**AIM OF THE EXERCISE:** Retype the data exactly, from its first line to the line containing "154, 99, 44, 25, 20];", including both, and skip any picture.

**SUPPLIED RECORDS:**
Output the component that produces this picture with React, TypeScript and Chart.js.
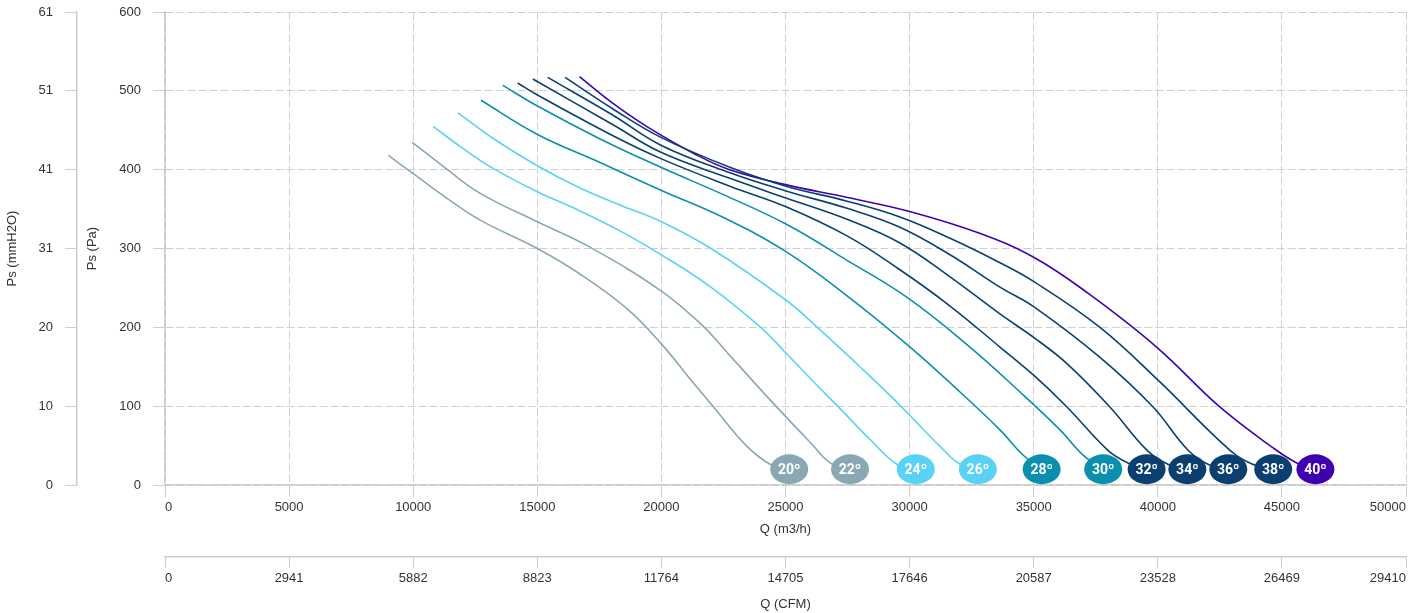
import React, { useEffect, useRef } from 'react';
import { Chart, registerables } from 'chart.js';

Chart.register(...registerables);

// ---- Data ----
const angleLabels = ['20º', '22º', '24º', '26º', '28º', '30º', '32º', '34º', '36º', '38º', '40º'];
const angleColors = ['#8AA8B4', '#8AA8B4', '#5AD2F5', '#5AD2F5', '#0A8FAD', '#0A8FAD', '#0B3F6F', '#0B3F6F', '#0B3F6F', '#0B3F6F', '#3F00B0'];

// Q (m3/h) and Ps (Pa) for each blade angle
const q20 = [9000, 10000, 11350, 12700, 15000, 16700, 18600, 20000, 21300, 22100, 23450, 24450, 25150];
const p20 = [418, 395, 364, 336, 300, 268, 224, 179, 129, 99, 49, 25, 20];

const q22 = [9950, 11300, 12700, 15000, 17100, 20000, 21700, 22650, 24000, 25000, 26000, 26800, 27600];
const p22 = [435, 402, 370, 334, 302, 246, 201, 168, 121, 87, 54, 28, 20];

const q24 = [10800, 12000, 13200, 15000, 16700, 18350, 20000, 21950, 24000, 25000, 26100, 27100, 28400, 29500, 30250];
const p24 = [455, 427, 402, 372, 348, 322, 292, 252, 200, 168, 132, 100, 58, 26, 20];

const q26 = [11800, 13300, 15000, 16700, 18350, 20000, 22000, 25000, 26250, 28000, 29200, 30200, 31200, 32000, 32750];
const p26 = [472, 438, 405, 377, 355, 334, 300, 235, 201, 150, 114, 82, 50, 27, 20];

const q28 = [12730, 14990, 17530, 19980, 22520, 25020, 27480, 30020, 32030, 33640, 34570, 35320];
const p28 = [488, 445, 409, 374, 339, 296, 240, 175, 118, 70, 38, 20];

const q30 = [13610, 14990, 17530, 19980, 22520, 25020, 27480, 29900, 32430, 34450, 36060, 36990, 37800];
const p30 = [507, 481, 439, 403, 368, 331, 285, 238, 175, 118, 70, 38, 20];

const q32 = [14210, 14990, 18050, 19980, 22760, 25020, 27480, 29610, 31630, 33640, 35010, 36340, 37990, 38800, 39550];
const p32 = [510, 495, 443, 414, 379, 353, 316, 273, 227, 175, 139, 99, 44, 28, 20];

const q34 = [14820, 18050, 19980, 22760, 25020, 27480, 29610, 31630, 33640, 35010, 36340, 38070, 39570, 40490, 41190];
const p34 = [515, 457, 422, 389, 364, 337, 307, 264, 217, 187, 154, 99, 44, 25, 20];

const q36 = [15420, 18050, 19980, 22760, 25020, 27480, 29610, 31630, 33640, 35010, 37670, 39810, 41220, 42100, 42840];
const p36 = [517, 469, 431, 396, 373, 351, 327, 292, 251, 226, 162, 99, 44, 25, 20];

const q38 = [16120, 18050, 19980, 22760, 25020, 27480, 29610, 31630, 33640, 35010, 37670, 40010, 42910, 43920, 44650];
const p38 = [517, 477, 441, 403, 379, 360, 340, 313, 282, 258, 200, 133, 44, 25, 20];

const q40 = [16700, 18050, 19400, 21400, 22750, 25000, 27450, 30000, 32850, 35050, 37200, 39950, 42500, 44650, 45600, 46350];
const p40 = [518, 484, 455, 419, 400, 381, 365, 347, 319, 288, 243, 175, 99, 47, 28, 20];

const flowSeries = [q20, q22, q24, q26, q28, q30, q32, q34, q36, q38, q40];
const pressureSeries = [p20, p22, p24, p26, p28, p30, p32, p34, p36, p38, p40];

// Axis ranges / tick labels
const qMin = 0;
const qMax = 50000;
const qStep = 5000;
const paMin = 0;
const paMax = 600;
const paStep = 100;
const mmH2OTickLabels = ['0', '10', '20', '31', '41', '51', '61'];
const cfmTickLabels = ['0', '2941', '5882', '8823', '11764', '14705', '17646', '20587', '23528', '26469', '29410'];

const FONT = 'Liberation Sans';
const TEXT = '#333333';
const GRID = '#d0d0d0';
const AXIS = '#cccccc';

const bubblePlugin = {
  id: 'angleBubbles',
  afterDatasetsDraw(chart: any) {
    const ctx = chart.ctx;
    chart.data.datasets.forEach((ds: any, i: number) => {
      const meta = chart.getDatasetMeta(i);
      const last = meta.data[meta.data.length - 1];
      if (!last) return;
      ctx.save();
      ctx.beginPath();
      ctx.ellipse(last.x, last.y, 19, 15, 0, 0, Math.PI * 2);
      ctx.fillStyle = ds.borderColor;
      ctx.fill();
      ctx.fillStyle = '#ffffff';
      ctx.font = 'bold 14px Roboto';
      ctx.textAlign = 'center';
      ctx.textBaseline = 'middle';
      ctx.fillText(ds.label, last.x, last.y + 1);
      ctx.restore();
    });
  },
};

export default function App() {
  const ref = useRef<HTMLCanvasElement | null>(null);

  useEffect(() => {
    if (!ref.current) return;
    const datasets = angleLabels.map((label, i) => ({
      label,
      data: flowSeries[i].map((q, j) => ({ x: q, y: pressureSeries[i][j] })),
      borderColor: angleColors[i],
      backgroundColor: angleColors[i],
      borderWidth: 1.6,
      pointRadius: 0,
      pointHoverRadius: 0,
      fill: false,
      tension: 0.4,
      cubicInterpolationMode: 'default' as const,
      xAxisID: 'x',
      yAxisID: 'y',
    }));

    const tickFont = { family: FONT, size: 13 };

    const chart = new Chart(ref.current, {
      type: 'line',
      data: { datasets },
      plugins: [bubblePlugin],
      options: {
        animation: false,
        responsive: true,
        maintainAspectRatio: false,
        layout: { padding: { top: 12, right: 14, bottom: 0, left: 0 } },
        plugins: { legend: { display: false }, tooltip: { enabled: false } },
        scales: {
          x: {
            type: 'linear',
            position: 'bottom',
            weight: 0,
            min: qMin,
            max: qMax,
            ticks: {
              stepSize: qStep,
              font: tickFont,
              color: TEXT,
              padding: 3,
              align: 'inner',
              maxRotation: 0,
              callback: (v: any) => String(v),
            },
            grid: {
              color: GRID,
              lineWidth: 1,
              tickLength: 12,
              tickColor: AXIS,
              tickBorderDash: [],
            },
            border: { display: true, color: AXIS, width: 1.5, dash: [8, 3] },
            title: { display: true, text: 'Q (m3/h)', font: tickFont, color: TEXT, padding: { top: 0, bottom: 20 } },
            afterFit: (s: any) => { s.height = 72; s.paddingLeft = 0; s.paddingRight = 0; },
          },
          x2: {
            type: 'linear',
            position: 'bottom',
            weight: 1,
            min: qMin,
            max: qMax,
            ticks: {
              stepSize: qStep,
              font: tickFont,
              color: TEXT,
              padding: 3,
              align: 'inner',
              maxRotation: 0,
              callback: (_v: any, i: number) => cfmTickLabels[i],
            },
            grid: { drawOnChartArea: false, color: AXIS, tickLength: 11, tickBorderDash: [] },
            border: { display: true, color: AXIS, width: 1.5 },
            title: { display: true, text: 'Q (CFM)', font: tickFont, color: TEXT, padding: { top: 0, bottom: 1 } },
            afterFit: (s: any) => { s.height = 56; s.paddingLeft = 0; s.paddingRight = 0; },
          },
          y: {
            type: 'linear',
            position: 'left',
            weight: 0,
            min: paMin,
            max: paMax,
            ticks: { stepSize: paStep, font: tickFont, color: TEXT, padding: 12 },
            grid: { color: GRID, lineWidth: 1, tickLength: 12, tickColor: AXIS, tickBorderDash: [] },
            border: { display: true, color: AXIS, width: 1.5, dash: [8, 3] },
            title: { display: true, text: 'Ps (Pa)', font: tickFont, color: TEXT, padding: { top: 8, bottom: 0 } },
            afterFit: (s: any) => { s.width = 88; s.paddingTop = 0; s.paddingBottom = 0; },
          },
          y2: {
            type: 'linear',
            position: 'left',
            weight: 1,
            min: paMin,
            max: paMax,
            ticks: {
              stepSize: paStep,
              font: tickFont,
              color: TEXT,
              padding: 12,
              callback: (_v: any, i: number) => mmH2OTickLabels[i],
            },
            grid: { drawOnChartArea: false, color: AXIS, tickLength: 12, tickBorderDash: [] },
            border: { display: true, color: AXIS, width: 1.5 },
            title: { display: true, text: 'Ps (mmH2O)', font: tickFont, color: TEXT, padding: { top: 5, bottom: 0 } },
            afterFit: (s: any) => { s.width = 77; s.paddingTop = 0; s.paddingBottom = 0; },
          },
        },
      } as any,
    });
    return () => chart.destroy();
  }, []);

  return (
    <div style={{ position: 'fixed', left: 0, top: 0, width: 1420, height: 613, background: '#ffffff' }}>
      <canvas ref={ref} />
    </div>
  );
}
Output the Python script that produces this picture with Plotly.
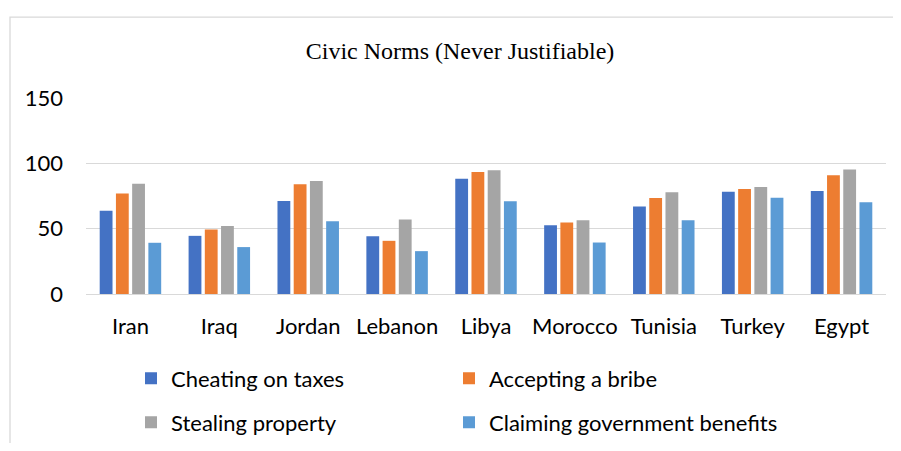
import plotly.graph_objects as go

countries = ["Iran", "Iraq", "Jordan", "Lebanon", "Libya", "Morocco", "Tunisia", "Turkey", "Egypt"]
cheating_on_taxes = [63.8, 44.5, 71.2, 44.2, 88.2, 52.6, 66.9, 78.3, 78.8]
accepting_a_bribe = [77.0, 49.3, 83.9, 40.7, 93.3, 54.7, 73.5, 80.3, 90.8]
stealing_property = [84.4, 52.1, 86.4, 57.0, 94.8, 56.4, 77.8, 81.9, 95.3]
claiming_benefits = [39.2, 35.9, 55.7, 32.8, 70.9, 39.4, 56.4, 73.7, 70.2]
y_ticks = [0, 50, 100, 150]

series = [
    ("Cheating on taxes", cheating_on_taxes, "#4472C4", "legend"),
    ("Accepting a bribe", accepting_a_bribe, "#ED7D31", "legend2"),
    ("Stealing property", stealing_property, "#A5A5A5", "legend3"),
    ("Claiming government benefits", claiming_benefits, "#5B9BD5", "legend4"),
]

FONT = "Lato"
FS = 22
fig = go.Figure()
for name, vals, color, lg in series:
    fig.add_trace(go.Bar(x=countries, y=vals, name=name, marker_color=color,
                         marker_line_width=0, legend=lg))

# the page has an 8px body margin; figure sized so the page fits 901x451 exactly.
# work in figure pixels (screen - 8)
W, H = 885, 435
L, R, T = 78, 7, 90
B = 148.7
ph = H - T - B
def py(ypix):
    return (H - B - ypix) / ph
def px(xpix):
    return (xpix - L) / (W - L - R)

legend_common = dict(orientation="h", xanchor="left", yanchor="middle",
                     font=dict(family=FONT, size=FS, color="#000000"),
                     bgcolor="rgba(0,0,0,0)", borderwidth=0, itemwidth=30)

col1, col2 = 123, 441
row1, row2 = 371, 415

fig.update_layout(
    width=W, height=H,
    margin=dict(l=L, r=R, t=T, b=B, autoexpand=False),
    paper_bgcolor="white", plot_bgcolor="white",
    barmode="group", bargap=0.27, bargroupgap=0.21,
    title=dict(text="Civic Norms (Never Justifiable)", xref="container", x=452 / W,
               xanchor="center", yref="container", y=1 - 43 / H, yanchor="middle",
               font=dict(family="Liberation Serif", size=24, color="#000000")),
    legend=dict(x=px(col1), y=py(row1), **legend_common),
    legend2=dict(x=px(col2), y=py(row1), **legend_common),
    legend3=dict(x=px(col1), y=py(row2), **legend_common),
    legend4=dict(x=px(col2), y=py(row2), **legend_common),
    xaxis=dict(showgrid=False, showline=False, ticks="", ticklabelstandoff=17,
               automargin=False,
               tickfont=dict(family=FONT, size=FS, color="#000000")),
    yaxis=dict(range=[0, 150], tickvals=y_ticks, showgrid=True, gridcolor="#D9D9D9",
               gridwidth=1.3, zeroline=True, zerolinecolor="#D9D9D9", zerolinewidth=1.3,
               showline=False, ticks="", ticklabelstandoff=22, automargin=False,
               tickfont=dict(family=FONT, size=FS, color="#000000")),
    showlegend=True,
)

fig.add_shape(type="rect", xref="paper", yref="paper",
              x0=px(2), x1=px(900), y0=py(460), y1=py(9),
              line=dict(color="#D9D9D9", width=1.3), fillcolor="rgba(0,0,0,0)", layer="below")

fig.write_html("out.html")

**COMPLETED EXERCISE:**
Output the component that produces this picture with React, TypeScript and Chart.js.
import React, { useEffect, useRef } from 'react';
import { Chart, registerables } from 'chart.js';

Chart.register(...registerables);

// ---- Data ----
const angleLabels = ['20º', '22º', '24º', '26º', '28º', '30º', '32º', '34º', '36º', '38º', '40º'];
const angleColors = ['#8AA8B4', '#8AA8B4', '#5AD2F5', '#5AD2F5', '#0A8FAD', '#0A8FAD', '#0B3F6F', '#0B3F6F', '#0B3F6F', '#0B3F6F', '#3F00B0'];

// Q (m3/h) and Ps (Pa) for each blade angle
const q20 = [9000, 10000, 11350, 12700, 15000, 16700, 18600, 20000, 21300, 22100, 23450, 24450, 25150];
const p20 = [418, 395, 364, 336, 300, 268, 224, 179, 129, 99, 49, 25, 20];

const q22 = [9950, 11300, 12700, 15000, 17100, 20000, 21700, 22650, 24000, 25000, 26000, 26800, 27600];
const p22 = [435, 402, 370, 334, 302, 246, 201, 168, 121, 87, 54, 28, 20];

const q24 = [10800, 12000, 13200, 15000, 16700, 18350, 20000, 21950, 24000, 25000, 26100, 27100, 28400, 29500, 30250];
const p24 = [455, 427, 402, 372, 348, 322, 292, 252, 200, 168, 132, 100, 58, 26, 20];

const q26 = [11800, 13300, 15000, 16700, 18350, 20000, 22000, 25000, 26250, 28000, 29200, 30200, 31200, 32000, 32750];
const p26 = [472, 438, 405, 377, 355, 334, 300, 235, 201, 150, 114, 82, 50, 27, 20];

const q28 = [12730, 14990, 17530, 19980, 22520, 25020, 27480, 30020, 32030, 33640, 34570, 35320];
const p28 = [488, 445, 409, 374, 339, 296, 240, 175, 118, 70, 38, 20];

const q30 = [13610, 14990, 17530, 19980, 22520, 25020, 27480, 29900, 32430, 34450, 36060, 36990, 37800];
const p30 = [507, 481, 439, 403, 368, 331, 285, 238, 175, 118, 70, 38, 20];

const q32 = [14210, 14990, 18050, 19980, 22760, 25020, 27480, 29610, 31630, 33640, 35010, 36340, 37990, 38800, 39550];
const p32 = [510, 495, 443, 414, 379, 353, 316, 273, 227, 175, 139, 99, 44, 28, 20];

const q34 = [14820, 18050, 19980, 22760, 25020, 27480, 29610, 31630, 33640, 35010, 36340, 38070, 39570, 40490, 41190];
const p34 = [515, 457, 422, 389, 364, 337, 307, 264, 217, 187, 154, 99, 44, 25, 20];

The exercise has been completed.